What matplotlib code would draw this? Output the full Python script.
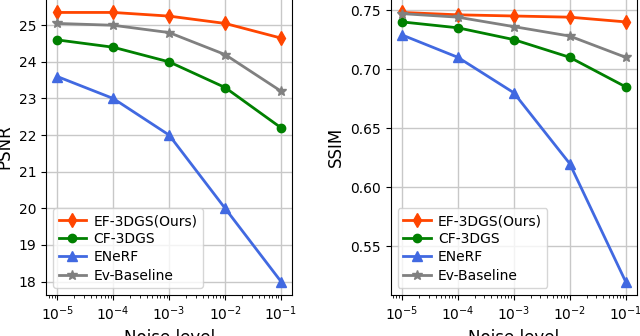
import matplotlib
matplotlib.use('Agg')
from matplotlib import pyplot as plt

noise = [1e-5, 1e-4, 1e-3, 1e-2, 1e-1]
labels = ['EF-3DGS(Ours)', 'CF-3DGS', 'ENeRF', 'Ev-Baseline']

psnr_ef = [25.35, 25.35, 25.25, 25.05, 24.65]
psnr_cf = [24.6, 24.4, 24.0, 23.3, 22.2]
psnr_enerf = [23.6, 23.0, 22.0, 20.0, 18.0]
psnr_ev = [25.05, 25.0, 24.8, 24.2, 23.2]

ssim_ef = [0.748, 0.746, 0.745, 0.744, 0.740]
ssim_cf = [0.740, 0.735, 0.725, 0.710, 0.685]
ssim_enerf = [0.729, 0.710, 0.680, 0.620, 0.520]
ssim_ev = [0.747, 0.744, 0.736, 0.728, 0.710]

STYLES = [
    dict(color='orangered', marker='d', markersize=7),
    dict(color='green', marker='o', markersize=6),
    dict(color='royalblue', marker='^', markersize=7),
    dict(color='gray', marker='*', markersize=7),
]

matplotlib.rcParams.update({
    'xtick.labelsize': 10,
    'ytick.labelsize': 10,
    'axes.labelsize': 12,
    'legend.fontsize': 10,
})

fig, (ax1, ax2) = plt.subplots(1, 2, figsize=(6.4, 3.36), dpi=100)

panels = [
    (ax1, [psnr_ef, psnr_cf, psnr_enerf, psnr_ev], 'PSNR'),
    (ax2, [ssim_ef, ssim_cf, ssim_enerf, ssim_ev], 'SSIM'),
]
for ax, series, ylabel in panels:
    for vals, label, style in zip(series, labels, STYLES):
        ax.plot(noise, vals, label=label, linewidth=2, **style)
    ax.set_xscale('log')
    ax.set_xticks(noise)
    ax.grid(True, color='#c8c8c8', linewidth=1)
    ax.set_xlabel('Noise level')
    ax.set_ylabel(ylabel)
    ax.legend(loc='lower left', labelspacing=0.3, handletextpad=0.5)

ax2.set_yticks([0.55, 0.60, 0.65, 0.70, 0.75])
ax2.set_yticklabels(['0.55', '0.60', '0.65', '0.70', '0.75'])

plt.subplots_adjust(left=0.072, right=0.995, bottom=0.122, top=1.003, wspace=0.40)
plt.savefig('out.png', dpi=100)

########################################

WHAT THIS TASK INVOLVES >> Print, exactly as written, the lines above from the first one to the one containing "fig, (ax1, ax2)". Leave out pictures.

FULL ANSWER >>
What matplotlib code would draw this? Output the full Python script.
import matplotlib
matplotlib.use('Agg')
from matplotlib import pyplot as plt

noise = [1e-5, 1e-4, 1e-3, 1e-2, 1e-1]
labels = ['EF-3DGS(Ours)', 'CF-3DGS', 'ENeRF', 'Ev-Baseline']

psnr_ef = [25.35, 25.35, 25.25, 25.05, 24.65]
psnr_cf = [24.6, 24.4, 24.0, 23.3, 22.2]
psnr_enerf = [23.6, 23.0, 22.0, 20.0, 18.0]
psnr_ev = [25.05, 25.0, 24.8, 24.2, 23.2]

ssim_ef = [0.748, 0.746, 0.745, 0.744, 0.740]
ssim_cf = [0.740, 0.735, 0.725, 0.710, 0.685]
ssim_enerf = [0.729, 0.710, 0.680, 0.620, 0.520]
ssim_ev = [0.747, 0.744, 0.736, 0.728, 0.710]

STYLES = [
    dict(color='orangered', marker='d', markersize=7),
    dict(color='green', marker='o', markersize=6),
    dict(color='royalblue', marker='^', markersize=7),
    dict(color='gray', marker='*', markersize=7),
]

matplotlib.rcParams.update({
    'xtick.labelsize': 10,
    'ytick.labelsize': 10,
    'axes.labelsize': 12,
    'legend.fontsize': 10,
})

fig, (ax1, ax2) = plt.subplots(1, 2, figsize=(6.4, 3.36), dpi=100)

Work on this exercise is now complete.